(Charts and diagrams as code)
********

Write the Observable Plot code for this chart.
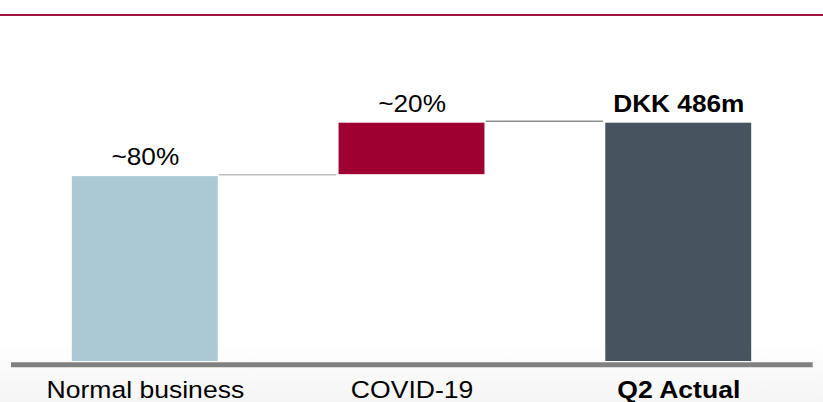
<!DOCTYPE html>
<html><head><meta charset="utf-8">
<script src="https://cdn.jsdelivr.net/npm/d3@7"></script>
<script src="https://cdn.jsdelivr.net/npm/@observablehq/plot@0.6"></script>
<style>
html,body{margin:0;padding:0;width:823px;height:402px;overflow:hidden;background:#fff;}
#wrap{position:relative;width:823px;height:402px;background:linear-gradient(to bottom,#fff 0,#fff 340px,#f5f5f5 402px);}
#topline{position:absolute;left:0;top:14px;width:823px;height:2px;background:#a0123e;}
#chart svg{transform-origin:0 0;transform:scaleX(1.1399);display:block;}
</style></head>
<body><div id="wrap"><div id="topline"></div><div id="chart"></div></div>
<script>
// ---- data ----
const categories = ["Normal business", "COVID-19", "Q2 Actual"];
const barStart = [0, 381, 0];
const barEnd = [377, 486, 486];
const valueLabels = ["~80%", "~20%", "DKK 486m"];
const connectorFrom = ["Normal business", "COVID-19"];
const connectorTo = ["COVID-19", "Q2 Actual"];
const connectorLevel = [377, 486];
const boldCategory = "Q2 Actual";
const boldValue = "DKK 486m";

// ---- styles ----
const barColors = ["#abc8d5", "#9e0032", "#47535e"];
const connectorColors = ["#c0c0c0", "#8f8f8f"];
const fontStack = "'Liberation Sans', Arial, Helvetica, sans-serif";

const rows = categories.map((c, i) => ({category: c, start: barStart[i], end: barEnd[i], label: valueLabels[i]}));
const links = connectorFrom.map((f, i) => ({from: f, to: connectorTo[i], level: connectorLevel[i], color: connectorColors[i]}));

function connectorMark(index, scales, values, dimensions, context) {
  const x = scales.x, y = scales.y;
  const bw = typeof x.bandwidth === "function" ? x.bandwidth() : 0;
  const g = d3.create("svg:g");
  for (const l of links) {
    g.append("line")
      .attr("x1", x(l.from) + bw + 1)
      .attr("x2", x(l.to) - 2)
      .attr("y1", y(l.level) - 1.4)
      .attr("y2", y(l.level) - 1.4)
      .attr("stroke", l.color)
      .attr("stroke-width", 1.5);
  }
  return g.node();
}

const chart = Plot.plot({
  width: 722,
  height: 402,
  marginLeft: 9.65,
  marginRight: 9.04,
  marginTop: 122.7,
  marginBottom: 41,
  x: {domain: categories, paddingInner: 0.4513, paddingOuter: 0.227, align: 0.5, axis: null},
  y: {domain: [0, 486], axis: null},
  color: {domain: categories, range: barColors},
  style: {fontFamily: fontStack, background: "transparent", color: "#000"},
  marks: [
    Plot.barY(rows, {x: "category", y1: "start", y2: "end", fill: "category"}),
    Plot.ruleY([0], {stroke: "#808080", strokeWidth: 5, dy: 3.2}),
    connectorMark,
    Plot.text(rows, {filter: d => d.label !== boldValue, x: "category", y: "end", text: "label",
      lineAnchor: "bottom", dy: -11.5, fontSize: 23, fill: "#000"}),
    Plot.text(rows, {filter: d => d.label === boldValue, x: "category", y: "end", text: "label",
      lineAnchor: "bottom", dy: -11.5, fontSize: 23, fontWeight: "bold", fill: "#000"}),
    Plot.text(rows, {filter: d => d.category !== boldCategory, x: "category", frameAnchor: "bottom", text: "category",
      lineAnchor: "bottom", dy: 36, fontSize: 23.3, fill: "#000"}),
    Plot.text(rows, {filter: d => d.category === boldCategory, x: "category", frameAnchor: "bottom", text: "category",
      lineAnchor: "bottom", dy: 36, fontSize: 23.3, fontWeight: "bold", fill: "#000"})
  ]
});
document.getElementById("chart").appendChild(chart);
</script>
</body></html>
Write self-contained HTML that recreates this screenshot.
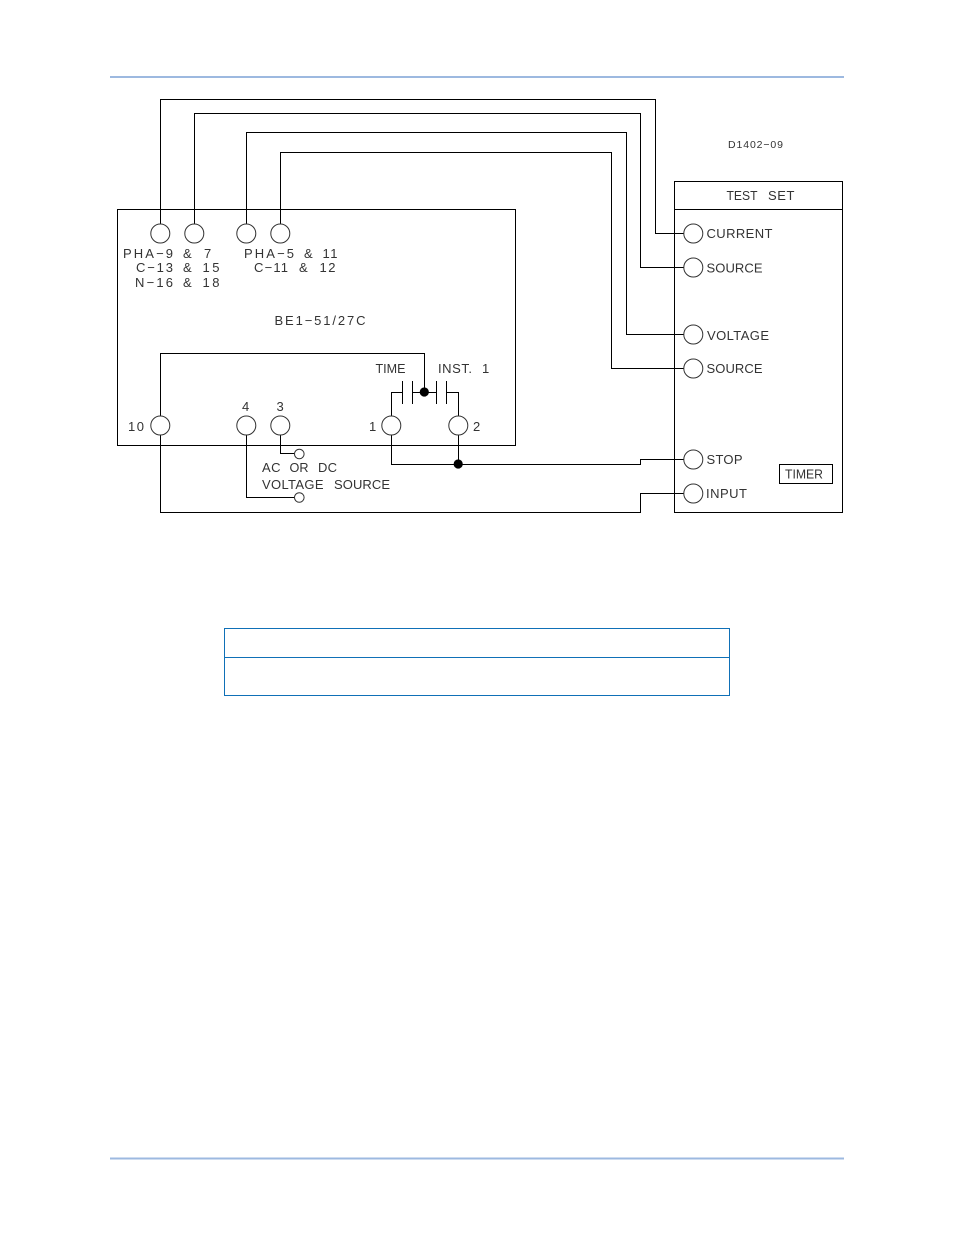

********

**Problem:**
Restate only the lines running from the start of the material above through the line containing "const links = connectorFrom.map((f, i)", ends included. No pictures.

**Full output:**
Write the Observable Plot code for this chart.
<!DOCTYPE html>
<html><head><meta charset="utf-8">
<script src="https://cdn.jsdelivr.net/npm/d3@7"></script>
<script src="https://cdn.jsdelivr.net/npm/@observablehq/plot@0.6"></script>
<style>
html,body{margin:0;padding:0;width:823px;height:402px;overflow:hidden;background:#fff;}
#wrap{position:relative;width:823px;height:402px;background:linear-gradient(to bottom,#fff 0,#fff 340px,#f5f5f5 402px);}
#topline{position:absolute;left:0;top:14px;width:823px;height:2px;background:#a0123e;}
#chart svg{transform-origin:0 0;transform:scaleX(1.1399);display:block;}
</style></head>
<body><div id="wrap"><div id="topline"></div><div id="chart"></div></div>
<script>
// ---- data ----
const categories = ["Normal business", "COVID-19", "Q2 Actual"];
const barStart = [0, 381, 0];
const barEnd = [377, 486, 486];
const valueLabels = ["~80%", "~20%", "DKK 486m"];
const connectorFrom = ["Normal business", "COVID-19"];
const connectorTo = ["COVID-19", "Q2 Actual"];
const connectorLevel = [377, 486];
const boldCategory = "Q2 Actual";
const boldValue = "DKK 486m";

// ---- styles ----
const barColors = ["#abc8d5", "#9e0032", "#47535e"];
const connectorColors = ["#c0c0c0", "#8f8f8f"];
const fontStack = "'Liberation Sans', Arial, Helvetica, sans-serif";

const rows = categories.map((c, i) => ({category: c, start: barStart[i], end: barEnd[i], label: valueLabels[i]}));
const links = connectorFrom.map((f, i) => ({from: f, to: connectorTo[i], level: connectorLevel[i], color: connectorColors[i]}));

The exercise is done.